We might be taking a trip down memory lane here for you fellow chemists. Remember back in general chemistry courses when you learned how to use class A volumetric pipettes? Or how weighing techniques were important? However you measure your sample, it is of the utmost importance that it be done accurately. If you look at the basic calculation used in titrations, it is obvious why:

         C2 = C1 * V1

                     V2

C1 = Concentration of titrant
V1 = Volume of titrant consumed at end point
C2 = Concentration of analyte in sample (UNKNOWN)
V2 = Volume (or weight) of sample

In the above calculation, you can see that the volume of sample is used to calculate the amount of analyte in the sample.

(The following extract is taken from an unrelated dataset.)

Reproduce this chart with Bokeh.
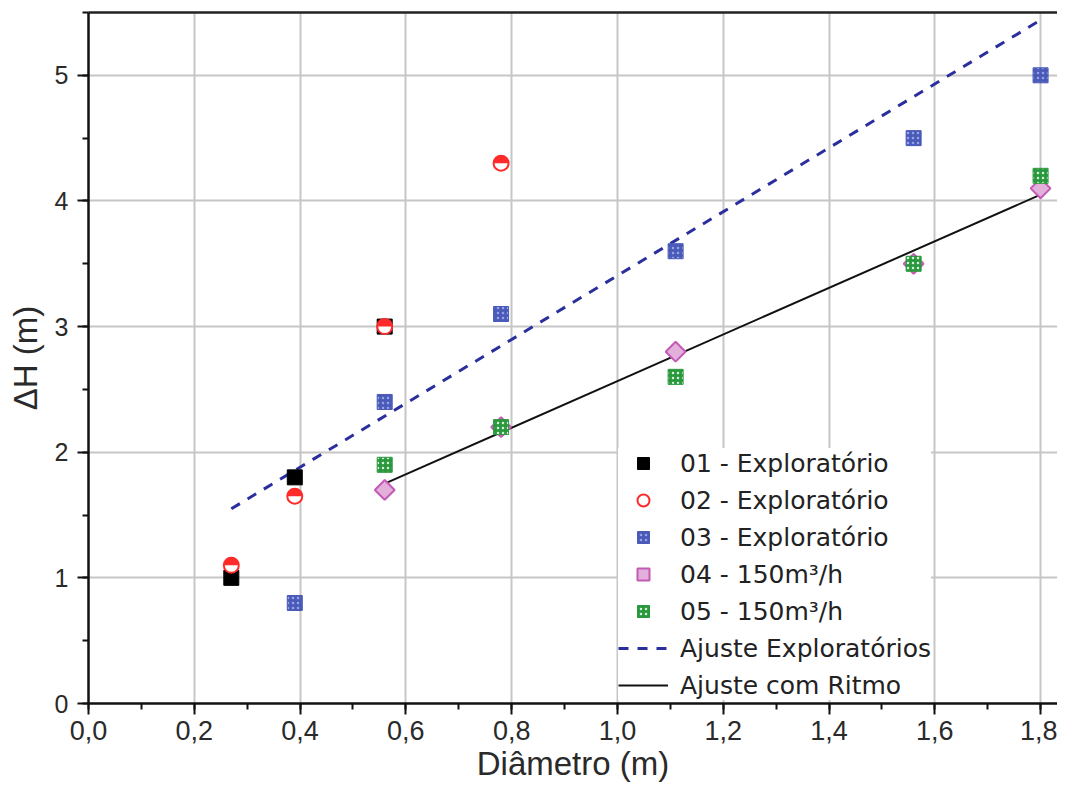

If there are any discrepancies in this V2 value, it will affect your results.

For liquid sample measurement, glassware accuracy is typically measured in terms of tolerance. This tolerance is the uncertainty that is made in the measurement using the glassware. Graduated cylinders bring with them a measured volume uncertainty of 0.5 to 1%. Volumetric pipettes generally deliver the specified volume ± 0.1%, a dramatic difference from the graduated cylinders. Typically in titration experiments, sample volumes will be relatively small (many times < 20ml) so it is generally a good idea to work with volumetric pipettes.

Solid samples should be weighed with a calibrated balance. The type of balance used will depend on the number of significant figures desired in the final result. For example, if you require the result be displayed to the hundredths place, a two place balance would suffice. On the other hand, if your results are reported to the fourth decimal, a four place balance should be used. A calibrated and stable analytical balance is recommended for the most accurate weight.

Calibrate Your Electrode Regularly

This one sounds obvious, but is a necessary reminder. If you are working with an electrode for your titration, you should know that the success or failure of the measurement depends on the condition of the probe.

A pH electrode should be calibrated each day (at least once) it is used to get the most accurate reading. A two-point method is typically sufficient, as long as the appropriate buffers are used. What do we mean by appropriate? Buffers should be chosen based on your routine measurement range. For example, if your titrations typically take place in the 5-6 pH range, you should select pH buffers 4 and 7. Using fresh and clean buffers is also important for a successful calibration.

Read Blog Post: Which Is Better - Manual or Automated Titrations?

Over time, an electrode’s response time will increase which is an indication that calibration should be done more frequently. The offset and slope may change as well and this, again, will dictate how frequently the calibration should be done. The following limits are widely used, within which an electrode is still considered to be trustworthy: 

Slope 95% to 102%

Zero point pH 6.5 to pH 7.2

A well preserved electrode with a good calibration can last an average of 1.5-2 years depending on the frequency of use. If you have any questions or need assistance choosing the right electrode for your application just ask us or learn more about pH. 

Check for Air Bubbles in the Burette

Whether you’re performing titrations manually or via an autotitrator, air bubbles can form in your burette. This can lead to false low results since air is taking up space in the burette and the measured volume of titrant is more than what is actually consumed.

In the manual stopcock burettes, air bubbles can form at the tip of the burette. These can be removed by flicking the burette and/or purging several milliliters of the titrant through. If you are working with an autotitrator or a piston burette, air bubbles can form either in the burette cylinder or in the titration lines. Flushing titrant through the burette and tubing will eliminate any present air bubbles.